Posted by: on September 15, 2007 11:21 PMTo the person commenting as "" (i.e., no name), I assume that many people, possibly including Lieberman, consider that there's a higher ideal than the US, which is a tool to achieve what they hope will at some point become theirs, right?
Not only are the interests of the US and Israel not identical, the interests of the Netanyahu wing of Likud are no more identical to the interests of Israel than the interests of the neo-cons are identical with those of the US. As it turns out, it's the same people making the same bad assumptions and mistakes in different situations.
OK, Chuck, let's spell it out for any who might need it (that won't include any regular on this blog.)
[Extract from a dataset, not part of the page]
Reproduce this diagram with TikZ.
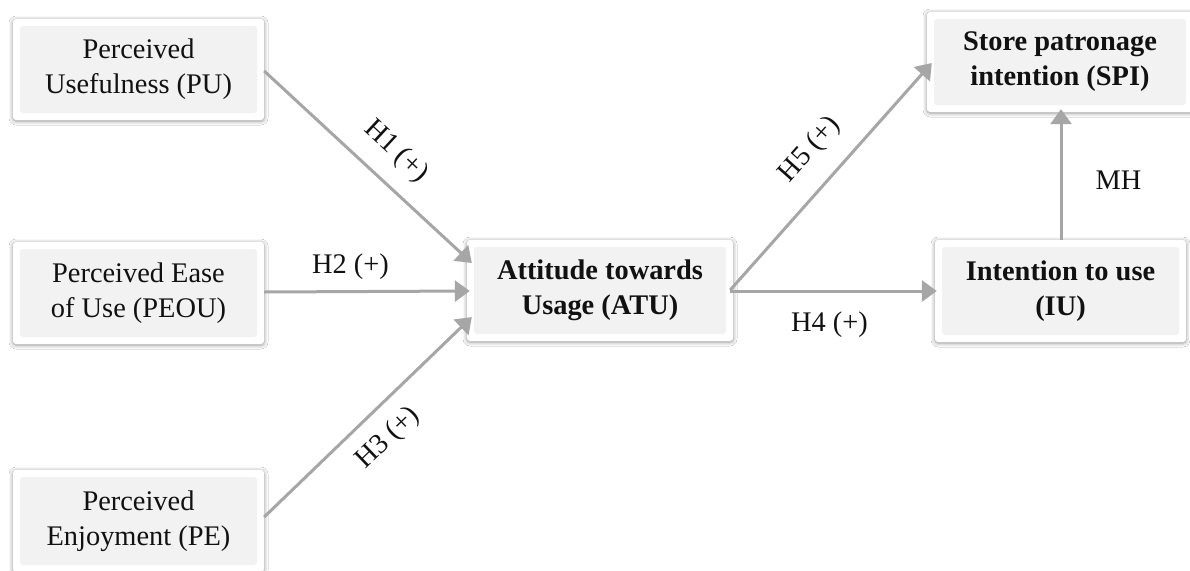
\documentclass[tikz,border=0pt]{standalone}
\usepackage{fontspec}
\setmainfont{Liberation Serif}
\usetikzlibrary{arrows.meta,shadows.blur,calc}
\definecolor{boxgray}{HTML}{F2F2F2}
\definecolor{arrowgray}{HTML}{A6A6A6}
\definecolor{txt}{HTML}{111111}
\begin{document}
\begin{tikzpicture}[x=1pt,y=-1pt,
  box/.style={fill=white, rounded corners=3pt,
    blur shadow={shadow xshift=0pt, shadow yshift=-1pt, shadow blur radius=4pt, shadow opacity=45},
    minimum width=251pt, minimum height=101pt, inner sep=0pt, align=center,
    font=\fontsize{28.4pt}{35pt}\selectfont, text=txt,
    path picture={\fill[boxgray] ([shift={(7pt,-7pt)}]path picture bounding box.north west) rectangle ([shift={(-7pt,7pt)}]path picture bounding box.south east);}},
  bbox/.style={box, font=\fontsize{28.4pt}{35pt}\selectfont\bfseries},
  conn/.style={draw=arrowgray, line width=3pt, -{Triangle[length=15pt,width=21pt]}},
  lab/.style={font=\fontsize{28.4pt}{35pt}\selectfont, inner sep=0pt, text=txt}]
\clip (0,0) rectangle (1190,570);
\fill[white] (0,0) rectangle (1190,570);
% nodes
\node[box] (pu) at (138.5,69.5) {Perceived\\Usefulness (PU)};
\node[box, minimum height=102pt] (peou) at (138.5,293) {Perceived Ease\\of Use (PEOU)};
\node[box, minimum height=102pt] (pe) at (138.5,521) {Perceived\\Enjoyment (PE)};
\node[bbox, minimum width=266pt] (atu) at (600,290.5) {Attitude towards\\Usage (ATU)};
\node[bbox, minimum width=266pt, minimum height=100pt] (spi) at (1060,62) {Store patronage\\intention (SPI)};
\node[bbox, minimum height=102pt] (iu) at (1060.5,291) {Intention to use\\(IU)};
% connectors
\draw[conn] ($(pu.east)+(0,1.5)$) -- node[lab, sloped, pos=0.535, above=16pt] {H1 (+)} ($(atu.west)+(5,-27.5)$);
\draw[conn] ($(peou.east)+(0,-1)$) -- node[lab, pos=0.42, above=11pt] {H2 (+)} ($(atu.west)+(3,0.5)$);
\draw[conn] ($(pe.east)+(0,-4)$) -- node[lab, sloped, pos=0.5, below=15pt] {H3 (+)} ($(atu.west)+(5,26.5)$);
\draw[conn] ($(atu.east)+(-3,-0.5)$) -- node[lab, sloped, pos=0.52, above=19pt] {H5 (+)} ($(spi.west)+(5,1)$);
\draw[conn] ($(atu.east)+(-3,0.5)$) -- node[lab, pos=0.48, below=19pt] {H4 (+)} ($(iu.west)+(2,0)$);
\draw[conn] ($(iu.north)+(0.5,0)$) -- node[lab, pos=0.46, right=33pt] {MH} ($(spi.south)+(1,-3)$);
\end{tikzpicture}
\end{document}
The "major" (Establishment) Western religions were established (or shortly thereafter perverted to), and continue to operate on, the premise of their initial, immediate and everlasting primacy over All Things: thus "religious" encompasses "secular." For these "religious", a mere "politically agreed" secular state, democracy or not, can have no inherent moral or philosophical standing--it is a practical short-term tool [code word: compromise], available to employ by the energetic for proselytizing "The Word", "obtaining" or retaining assets, whatever God goals are believed by the followers.